Eventually the brothers transferred to Bradley, a respected private university where student life revolves around fraternities and basketball. Ali al-Marri, whom acquaintances remember as a skinny, long-haired partygoer with a sense of humor, graduated in 1991 with a business degree. He returned home and later told the FBI that he worked a few years at the Qatar Islamic Bank in Doha and at the government audit bureau.

The country the brothers returned to was not the one they had left. Qatar was modernizing rapidly. The emir's son, Sheik Hamad Bin Khalifa al-Thani, was pushing development of the country's vast energy reserves. In 1995, while the father was out of the country, the son staged a coup.

Many in the extended Marri tribe were loyal to the old emir, and in early 1996 dozens of them were publicly implicated in a failed attempt to overthrow the son and return the father to power.

In the midst of that family turmoil, Ali al-Marri left again, this time for Afghanistan, according to family acquaintances and U.S. officials. No longer the carefree college student of his Bradley days, he headed to training camps set up by bin Laden, according to a court filing by the Pentagon's top counterterrorism official.

Marri followed a track parallel to that of the man who would become the mastermind of the Sept. 11, 2001, attacks and who, federal agents allege, became Marri's al-Qaeda handler: Khalid Sheik Mohammed. Like Marri, Mohammed attended college in the United States during the 1980s, in his case in rural North Carolina, and ended up in Qatar.

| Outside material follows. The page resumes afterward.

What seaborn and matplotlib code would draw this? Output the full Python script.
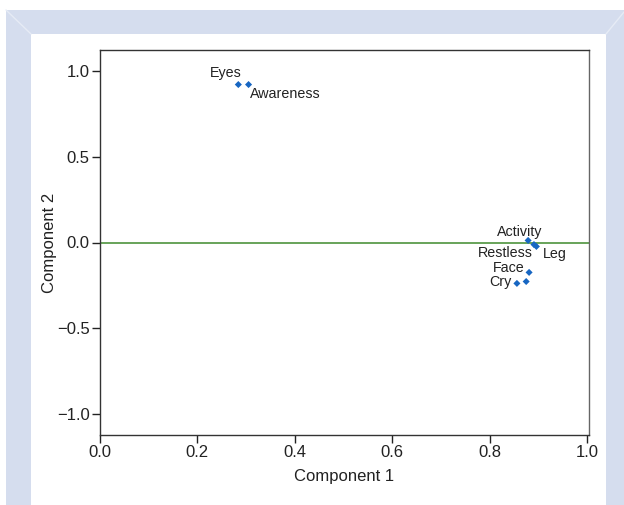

By the mid-1990s, Mohammed had taken part in a host of terrorist plots, including helping his nephew, Ramzi Yousef, finance the 1993 World Trade Center bombing. Mohammed and a group of militants found refuge on the outskirts of Doha, on a farm owned by the religion minister, according to the Sept. 11 commission. In 1996, as the FBI was closing in, Mohammed slipped out of the country for Afghanistan.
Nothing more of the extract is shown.